This fairly abstract version does caching and filtering to reduce the number of values it needs to check and moves calculations out of the hot loop, but is still interminably slow... even for just up to 1,000,000.
constant @sq = ^10 X** 2;
my $cnt = 0;
sub Euler92($n) {
$n == any(1,89) ?? $n !!
(state %){$n} //= Euler92( [+] @sq[$n.comb] )
}
for 1 .. 1_000_000 -> $n {
my $i = +$n.comb.sort.join;
++$cnt if Euler92($i) == 89;
}
say $cnt;
Output:
856929
All is not lost, however. Through the use of gradual typing, Raku scales down as well as up, so this jit-friendly version is performant enough to brute force the larger calculation:
my @cache;
@cache[1] = 1;
@cache[89] = 89;
sub Euler92(int $n) {
$n < 649 # 99,999,999 sums to 648, so no point remembering more
?? (@cache.AT-POS($n) //= ids($n))
!! ids($n)
}
sub ids(int $num --> int) {
my int $n = $num;
my int $ten = 10;
my int $sum = 0;
my int $t;
my int $c;
repeat until $n == 89 or $n == 1 {
$sum = 0;
repeat {
$t = $n div $ten;
$c = $n - $t * $ten;
$sum = $sum + $c * $c;
} while $n = $t;
$n = @cache.AT-POS($sum) // $sum;
}
$n;
}
my int $cnt = 0;
for 1 .. 100_000_000 -> int $n {
$cnt = $cnt + 1 if Euler92($n) == 89;
}
say $cnt;
Output:
85744333
Which is better, but is still pretty slow.

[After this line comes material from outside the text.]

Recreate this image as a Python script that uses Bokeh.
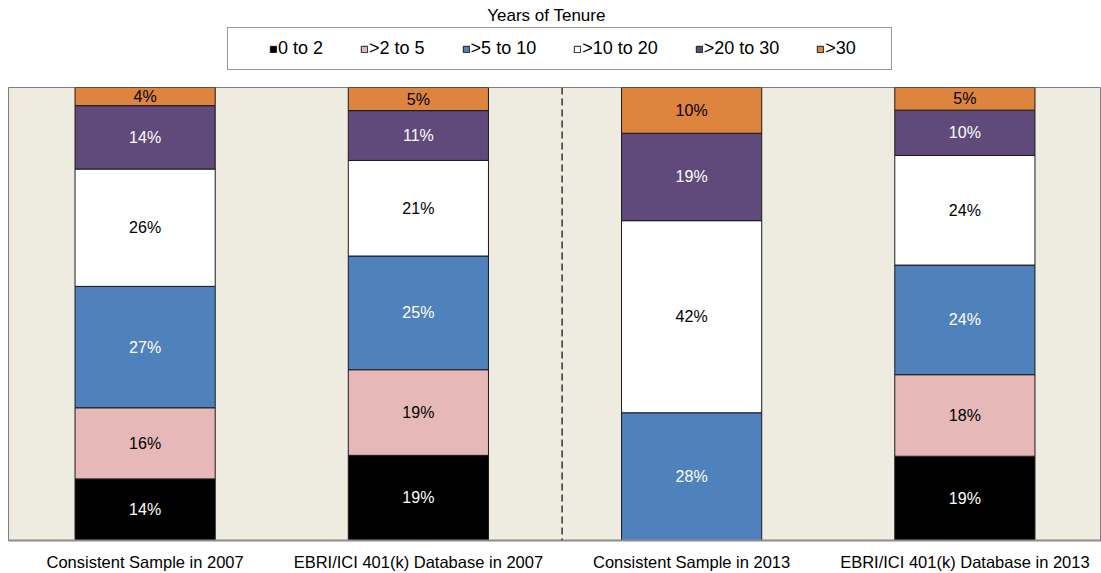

The biggest gains are often from choosing the right algorithm.
sub endsWithOne($n --> Bool) {
my $digit;
my $sum = 0;
my $nn = $n;
loop {
while $nn > 0 {
$digit = $nn % 10;
$sum += $digit²;
$nn = $nn div 10;
}
return True if $sum == 1;
return False if $sum == 89;
$nn = $sum;
$sum = 0;
}
}
my $k = 8; # 10**8
my @sums is default(0) = 1,0;
my $s;
for 1 .. $k -> $n {
for $n*81 … 1 -> $i {
for 1 .. 9 -> $j {
$s = $j²;
last if $s > $i;
@sums[$i] += @sums[$i - $s];
}
}
}
my $ends-with-one = sum flat @sums[(1 .. $k*81).grep: { endsWithOne($_) }], +endsWithOne(10**$k);
say 10**$k - $ends-with-one;